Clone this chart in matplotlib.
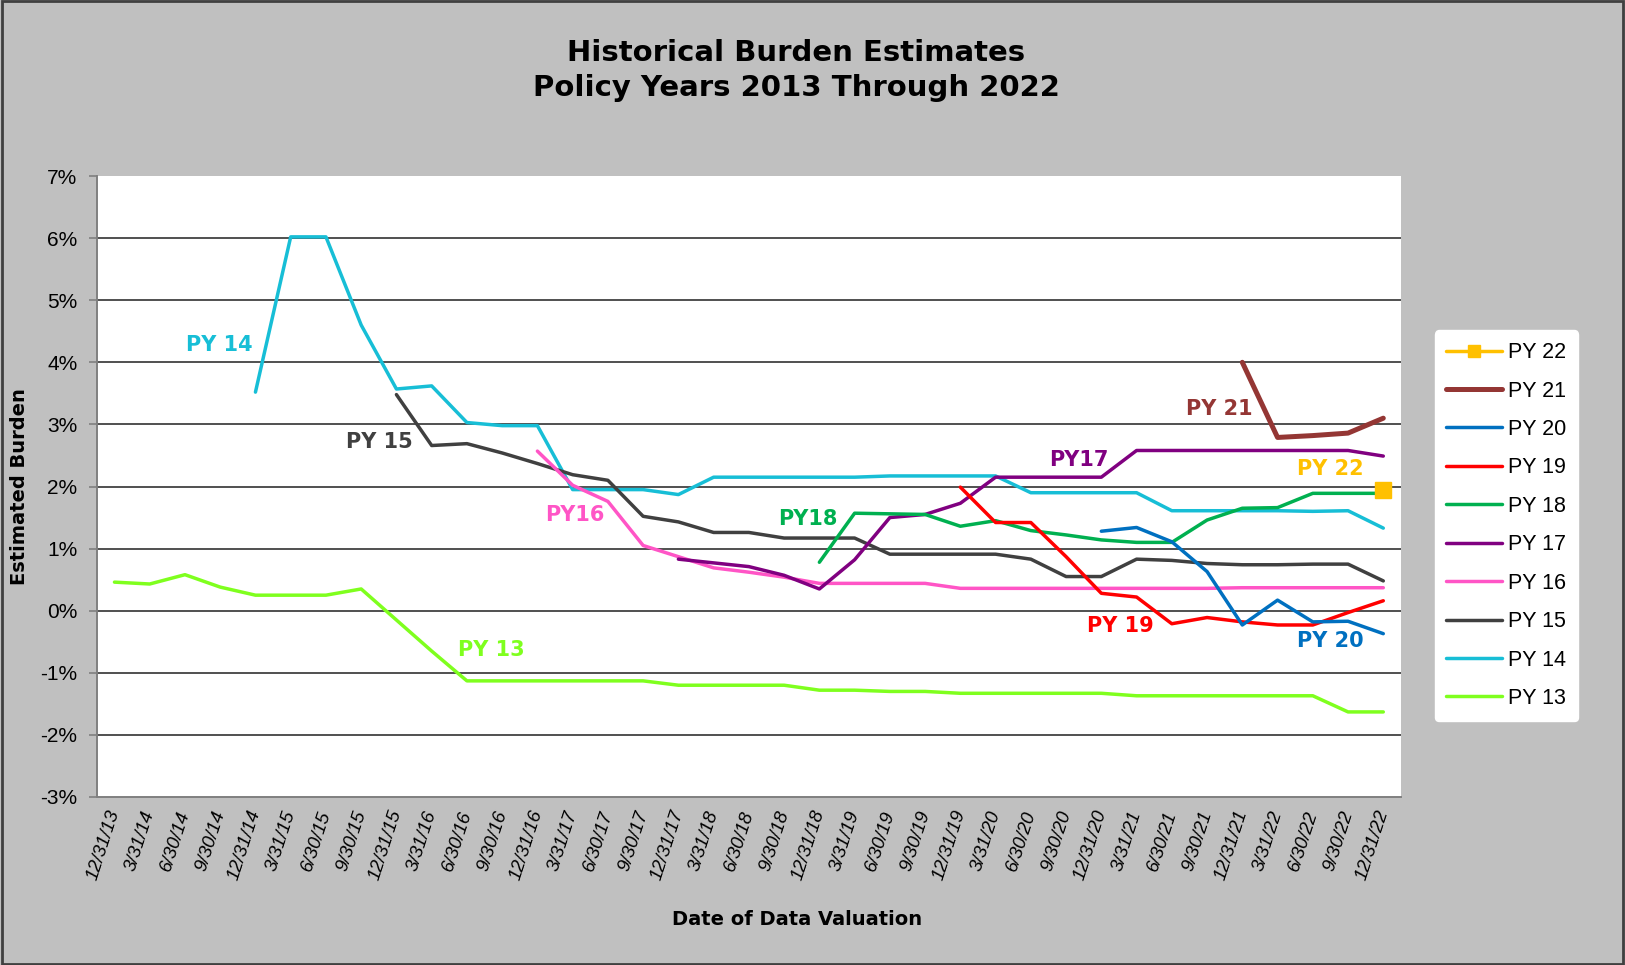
import numpy as np
import matplotlib.pyplot as plt
from matplotlib.patches import Rectangle
from matplotlib.ticker import FuncFormatter

# quarterly valuation dates
dates = ["12/31/13", "3/31/14", "6/30/14", "9/30/14",
         "12/31/14", "3/31/15", "6/30/15", "9/30/15",
         "12/31/15", "3/31/16", "6/30/16", "9/30/16",
         "12/31/16", "3/31/17", "6/30/17", "9/30/17",
         "12/31/17", "3/31/18", "6/30/18", "9/30/18",
         "12/31/18", "3/31/19", "6/30/19", "9/30/19",
         "12/31/19", "3/31/20", "6/30/20", "9/30/20",
         "12/31/20", "3/31/21", "6/30/21", "9/30/21",
         "12/31/21", "3/31/22", "6/30/22", "9/30/22",
         "12/31/22"]

# estimated burden (%), each series runs up to the last valuation date
py13 = [0.46, 0.43, 0.58, 0.38, 0.25, 0.25, 0.25, 0.35, -0.15, -0.65,
        -1.13, -1.13, -1.13, -1.13, -1.13, -1.13, -1.20, -1.20, -1.20, -1.20,
        -1.28, -1.28, -1.30, -1.30, -1.33, -1.33, -1.33, -1.33, -1.33, -1.37,
        -1.37, -1.37, -1.37, -1.37, -1.37, -1.63, -1.63]
py14 = [3.52, 6.02, 6.02, 4.60, 3.57, 3.62, 3.03, 2.98, 2.98, 1.95,
        1.95, 1.95, 1.87, 2.15, 2.15, 2.15, 2.15, 2.15, 2.17, 2.17,
        2.17, 2.17, 1.90, 1.90, 1.90, 1.90, 1.61, 1.61, 1.61, 1.61,
        1.60, 1.61, 1.33]
py15 = [3.48, 2.66, 2.69, 2.54, 2.37, 2.19, 2.10, 1.52, 1.43, 1.26,
        1.26, 1.17, 1.17, 1.17, 0.91, 0.91, 0.91, 0.91, 0.83, 0.55,
        0.55, 0.83, 0.81, 0.76, 0.74, 0.74, 0.75, 0.75, 0.48]
py16 = [2.57, 2.02, 1.76, 1.05, 0.87, 0.69, 0.62, 0.54, 0.44, 0.44,
        0.44, 0.44, 0.36, 0.36, 0.36, 0.36, 0.36, 0.36, 0.36, 0.36,
        0.37, 0.37, 0.37, 0.37, 0.37]
py17 = [0.83, 0.77, 0.71, 0.57, 0.35, 0.82, 1.50, 1.55, 1.73, 2.15,
        2.15, 2.15, 2.15, 2.58, 2.58, 2.58, 2.58, 2.58, 2.58, 2.58,
        2.49]
py18 = [0.78, 1.57, 1.56, 1.55, 1.36, 1.45, 1.29, 1.22, 1.14, 1.10,
        1.10, 1.46, 1.65, 1.66, 1.89, 1.89, 1.89]
py19 = [1.99, 1.42, 1.42, 0.87, 0.28, 0.22, -0.21, -0.11, -0.18, -0.23,
        -0.23, -0.03, 0.16]
py20 = [1.28, 1.34, 1.11, 0.63, -0.23, 0.17, -0.18, -0.17, -0.37]
py21 = [4.00, 2.79, 2.82, 2.86, 3.10]
py22 = [1.95]

names = ["PY 13", "PY 14", "PY 15", "PY 16", "PY 17",
         "PY 18", "PY 19", "PY 20", "PY 21", "PY 22"]
colors = ["#7FFF1E", "#17BED6", "#404040", "#FF55C6", "#800080",
          "#00B050", "#FF0000", "#0070C0", "#943634", "#FFC000"]
series = [py13, py14, py15, py16, py17, py18, py19, py20, py21, py22]

# in-chart labels: text, x (category index), y (%)
labels = ["PY 14", "PY 15", "PY16", "PY18", "PY17",
          "PY 21", "PY 22", "PY 19", "PY 20", "PY 13"]
label_x = [2.98, 7.53, 13.07, 19.66, 27.36, 31.34, 34.49, 28.55, 34.49, 10.68]
label_y = [4.28, 2.72, 1.54, 1.48, 2.43, 3.25, 2.28, -0.25, -0.49, -0.63]
label_c = ["#17BED6", "#404040", "#FF55C6", "#00B050", "#800080",
           "#943634", "#FFC000", "#FF0000", "#0070C0", "#7FFF1E"]

fig = plt.figure(figsize=(16.25, 9.65), dpi=100, facecolor="#C0C0C0")
fig.patches.append(Rectangle((0.001, 0.001), 0.998, 0.998, transform=fig.transFigure,
                             fill=False, edgecolor="#404040", lw=2))
ax = fig.add_axes([0.0596, 0.1741, 0.8025, 0.6435])
ax.set_facecolor("white")

n = len(dates)
handles = []
for name, vals, c in zip(names, series, colors):
    x = np.arange(n - len(vals), n)
    lw = 3.6 if name == "PY 21" else 2.5
    if name == "PY 22":
        h, = ax.plot(x, vals, color=c, lw=lw, marker="s", markersize=12,
                     solid_capstyle="round", label=name)
    else:
        h, = ax.plot(x, vals, color=c, lw=lw, solid_capstyle="round", label=name)
    handles.append(h)

for t, x, y, c in zip(labels, label_x, label_y, label_c):
    ax.text(x, y, t, color=c, fontsize=15, fontweight="bold",
            family="DejaVu Sans", ha="center", va="center")

ax.set_xlim(-0.5, n - 0.5)
ax.set_ylim(-3, 7)
ax.set_yticks(range(-3, 8))
for yv in range(-2, 7):
    ax.axhline(yv, color="#202020", lw=1.1, zorder=0)
ax.yaxis.set_major_formatter(FuncFormatter(lambda v, p: f"{v:.0f}%"))
ax.set_xticks(np.arange(n))
ax.set_xticklabels(dates, rotation=72, rotation_mode="anchor", ha="right", va="center",
                   fontstyle="italic", family="Liberation Sans", fontsize=13.5)
ax.tick_params(axis="x", length=0, pad=10)
ax.tick_params(axis="y", length=6, width=1.2, color="#808080", pad=8)
for lab in ax.get_yticklabels():
    lab.set_family("Liberation Sans")
    lab.set_fontsize(15)
for s in ["top", "right"]:
    ax.spines[s].set_visible(False)
ax.spines["left"].set_color("#808080")
ax.spines["bottom"].set_color("#808080")
ax.spines["left"].set_linewidth(1.4)
ax.spines["bottom"].set_linewidth(1.4)

ax.set_xlabel("Date of Data Valuation", fontsize=14, fontweight="bold",
              family="DejaVu Sans")
ax.xaxis.set_label_coords(0.537, -0.182)
ax.set_ylabel("Estimated Burden", fontsize=14, fontweight="bold", family="DejaVu Sans")
ax.yaxis.set_label_coords(-0.052, 0.5)

fig.text(0.49, 0.927, "Historical Burden Estimates\nPolicy Years 2013 Through 2022",
         ha="center", va="center", fontsize=21, fontweight="bold",
         family="DejaVu Sans", linespacing=1.33)

leg = fig.legend(handles[::-1], names[::-1], loc="center left",
                 bbox_to_anchor=(0.8828, 0.4554), borderaxespad=0,
                 frameon=True, fancybox=True,
                 prop={"family": "Liberation Sans", "size": 15.5},
                 handlelength=2.6, labelspacing=0.81, borderpad=0.55,
                 handletextpad=0.25, markerscale=0.7)
leg.get_frame().set_facecolor("white")
leg.get_frame().set_edgecolor("white")
leg.get_frame().set_alpha(1)

fig.savefig("out.png", dpi=100, facecolor=fig.get_facecolor())
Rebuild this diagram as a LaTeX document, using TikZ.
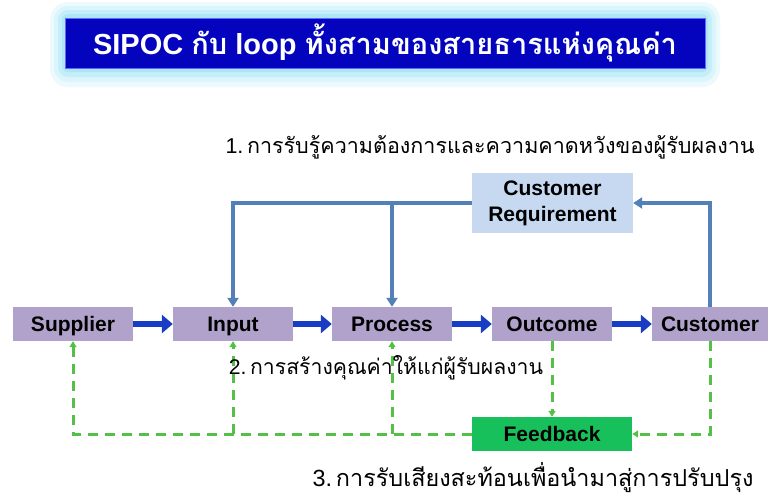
◆ ◆ ◆ ◆ ◆
## PROBLEM DESCRIPTION
Which lines contain the word "chart"? Copy each of them.

## FINAL ANSWER
Clone this chart in matplotlib.
# in-chart labels: text, x (category index), y (%)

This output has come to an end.